▶ [Exercise brief]
Repeat all the material exactly; pictures stay out of your copy.

▶ [Data lines]

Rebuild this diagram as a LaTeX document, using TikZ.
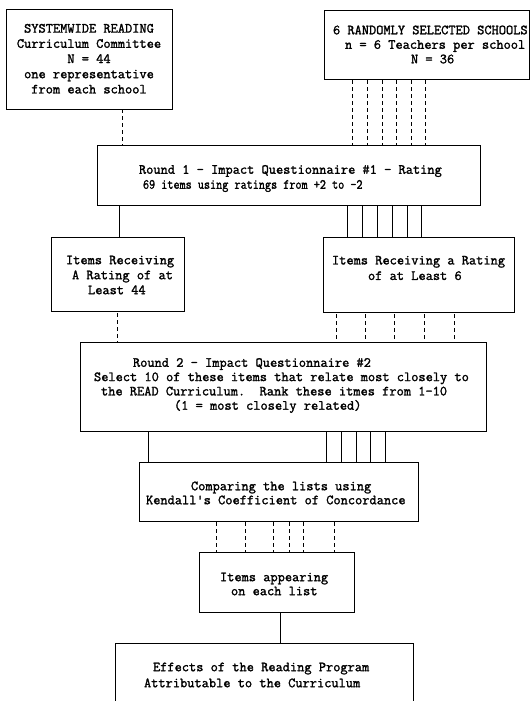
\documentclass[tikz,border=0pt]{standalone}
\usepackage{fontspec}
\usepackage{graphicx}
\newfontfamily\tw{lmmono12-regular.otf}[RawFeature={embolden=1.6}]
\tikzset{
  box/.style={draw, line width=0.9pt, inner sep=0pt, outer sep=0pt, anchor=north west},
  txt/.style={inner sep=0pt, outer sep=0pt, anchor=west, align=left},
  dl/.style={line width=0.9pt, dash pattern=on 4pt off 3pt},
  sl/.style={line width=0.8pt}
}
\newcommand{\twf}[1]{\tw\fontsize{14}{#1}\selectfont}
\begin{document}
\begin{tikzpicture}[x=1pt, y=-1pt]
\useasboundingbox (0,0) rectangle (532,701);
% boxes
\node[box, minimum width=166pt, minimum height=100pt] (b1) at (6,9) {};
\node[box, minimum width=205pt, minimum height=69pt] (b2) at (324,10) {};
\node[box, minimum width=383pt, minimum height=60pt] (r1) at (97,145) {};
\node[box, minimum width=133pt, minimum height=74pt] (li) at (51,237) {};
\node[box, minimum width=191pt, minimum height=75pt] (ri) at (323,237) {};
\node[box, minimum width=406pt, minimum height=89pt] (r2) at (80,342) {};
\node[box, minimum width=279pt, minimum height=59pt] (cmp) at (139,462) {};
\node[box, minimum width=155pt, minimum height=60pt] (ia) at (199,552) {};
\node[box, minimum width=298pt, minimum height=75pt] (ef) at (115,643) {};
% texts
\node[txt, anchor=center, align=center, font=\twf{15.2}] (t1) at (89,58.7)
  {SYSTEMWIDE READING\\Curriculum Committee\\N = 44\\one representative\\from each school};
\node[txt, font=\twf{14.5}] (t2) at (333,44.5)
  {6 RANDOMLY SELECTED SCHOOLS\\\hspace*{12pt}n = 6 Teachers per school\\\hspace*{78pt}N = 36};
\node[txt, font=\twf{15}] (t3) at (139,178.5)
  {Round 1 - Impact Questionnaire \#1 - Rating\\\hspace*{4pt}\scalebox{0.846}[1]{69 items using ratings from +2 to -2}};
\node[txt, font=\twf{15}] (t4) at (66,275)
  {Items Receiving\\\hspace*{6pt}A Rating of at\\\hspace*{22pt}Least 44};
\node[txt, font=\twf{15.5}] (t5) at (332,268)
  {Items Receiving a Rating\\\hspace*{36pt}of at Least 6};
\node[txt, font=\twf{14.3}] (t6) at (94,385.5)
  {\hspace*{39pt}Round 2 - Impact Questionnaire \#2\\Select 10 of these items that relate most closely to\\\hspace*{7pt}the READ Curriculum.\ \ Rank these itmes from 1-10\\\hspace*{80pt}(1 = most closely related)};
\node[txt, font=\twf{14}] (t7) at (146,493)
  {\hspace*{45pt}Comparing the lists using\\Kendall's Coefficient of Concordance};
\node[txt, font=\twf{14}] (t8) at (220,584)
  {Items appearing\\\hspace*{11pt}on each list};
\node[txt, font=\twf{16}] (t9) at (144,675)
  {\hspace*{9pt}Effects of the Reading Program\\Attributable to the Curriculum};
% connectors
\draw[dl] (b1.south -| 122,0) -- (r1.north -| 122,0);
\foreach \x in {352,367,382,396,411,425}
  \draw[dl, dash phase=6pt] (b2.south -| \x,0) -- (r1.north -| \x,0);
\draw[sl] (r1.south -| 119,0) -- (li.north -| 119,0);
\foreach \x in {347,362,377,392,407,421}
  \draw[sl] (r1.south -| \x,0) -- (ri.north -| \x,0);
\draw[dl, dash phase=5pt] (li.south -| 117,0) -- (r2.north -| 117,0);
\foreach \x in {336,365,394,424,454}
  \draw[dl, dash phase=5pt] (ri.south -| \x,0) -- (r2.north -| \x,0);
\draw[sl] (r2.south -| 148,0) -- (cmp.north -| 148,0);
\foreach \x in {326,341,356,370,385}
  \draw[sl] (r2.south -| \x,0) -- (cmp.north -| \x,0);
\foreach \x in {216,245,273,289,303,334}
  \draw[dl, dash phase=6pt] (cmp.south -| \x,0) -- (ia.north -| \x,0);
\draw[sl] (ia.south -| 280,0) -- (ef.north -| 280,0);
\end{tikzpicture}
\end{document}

▶ [Response below]
Rebuild this diagram as a LaTeX document, using TikZ.
\documentclass[tikz,border=0pt]{standalone}
\usepackage{fontspec}
\usepackage{graphicx}
\newfontfamily\tw{lmmono12-regular.otf}[RawFeature={embolden=1.6}]
\tikzset{
  box/.style={draw, line width=0.9pt, inner sep=0pt, outer sep=0pt, anchor=north west},
  txt/.style={inner sep=0pt, outer sep=0pt, anchor=west, align=left},
  dl/.style={line width=0.9pt, dash pattern=on 4pt off 3pt},
  sl/.style={line width=0.8pt}
}
\newcommand{\twf}[1]{\tw\fontsize{14}{#1}\selectfont}
\begin{document}
\begin{tikzpicture}[x=1pt, y=-1pt]
\useasboundingbox (0,0) rectangle (532,701);
% boxes
\node[box, minimum width=166pt, minimum height=100pt] (b1) at (6,9) {};
\node[box, minimum width=205pt, minimum height=69pt] (b2) at (324,10) {};
\node[box, minimum width=383pt, minimum height=60pt] (r1) at (97,145) {};
\node[box, minimum width=133pt, minimum height=74pt] (li) at (51,237) {};
\node[box, minimum width=191pt, minimum height=75pt] (ri) at (323,237) {};
\node[box, minimum width=406pt, minimum height=89pt] (r2) at (80,342) {};
\node[box, minimum width=279pt, minimum height=59pt] (cmp) at (139,462) {};
\node[box, minimum width=155pt, minimum height=60pt] (ia) at (199,552) {};
\node[box, minimum width=298pt, minimum height=75pt] (ef) at (115,643) {};
% texts
\node[txt, anchor=center, align=center, font=\twf{15.2}] (t1) at (89,58.7)
  {SYSTEMWIDE READING\\Curriculum Committee\\N = 44\\one representative\\from each school};
\node[txt, font=\twf{14.5}] (t2) at (333,44.5)
  {6 RANDOMLY SELECTED SCHOOLS\\\hspace*{12pt}n = 6 Teachers per school\\\hspace*{78pt}N = 36};
\node[txt, font=\twf{15}] (t3) at (139,178.5)
  {Round 1 - Impact Questionnaire \#1 - Rating\\\hspace*{4pt}\scalebox{0.846}[1]{69 items using ratings from +2 to -2}};
\node[txt, font=\twf{15}] (t4) at (66,275)
  {Items Receiving\\\hspace*{6pt}A Rating of at\\\hspace*{22pt}Least 44};
\node[txt, font=\twf{15.5}] (t5) at (332,268)
  {Items Receiving a Rating\\\hspace*{36pt}of at Least 6};
\node[txt, font=\twf{14.3}] (t6) at (94,385.5)
  {\hspace*{39pt}Round 2 - Impact Questionnaire \#2\\Select 10 of these items that relate most closely to\\\hspace*{7pt}the READ Curriculum.\ \ Rank these itmes from 1-10\\\hspace*{80pt}(1 = most closely related)};
\node[txt, font=\twf{14}] (t7) at (146,493)
  {\hspace*{45pt}Comparing the lists using\\Kendall's Coefficient of Concordance};
\node[txt, font=\twf{14}] (t8) at (220,584)
  {Items appearing\\\hspace*{11pt}on each list};
\node[txt, font=\twf{16}] (t9) at (144,675)
  {\hspace*{9pt}Effects of the Reading Program\\Attributable to the Curriculum};
% connectors
\draw[dl] (b1.south -| 122,0) -- (r1.north -| 122,0);
\foreach \x in {352,367,382,396,411,425}
  \draw[dl, dash phase=6pt] (b2.south -| \x,0) -- (r1.north -| \x,0);
\draw[sl] (r1.south -| 119,0) -- (li.north -| 119,0);
\foreach \x in {347,362,377,392,407,421}
  \draw[sl] (r1.south -| \x,0) -- (ri.north -| \x,0);
\draw[dl, dash phase=5pt] (li.south -| 117,0) -- (r2.north -| 117,0);
\foreach \x in {336,365,394,424,454}
  \draw[dl, dash phase=5pt] (ri.south -| \x,0) -- (r2.north -| \x,0);
\draw[sl] (r2.south -| 148,0) -- (cmp.north -| 148,0);
\foreach \x in {326,341,356,370,385}
  \draw[sl] (r2.south -| \x,0) -- (cmp.north -| \x,0);
\foreach \x in {216,245,273,289,303,334}
  \draw[dl, dash phase=6pt] (cmp.south -| \x,0) -- (ia.north -| \x,0);
\draw[sl] (ia.south -| 280,0) -- (ef.north -| 280,0);
\end{tikzpicture}
\end{document}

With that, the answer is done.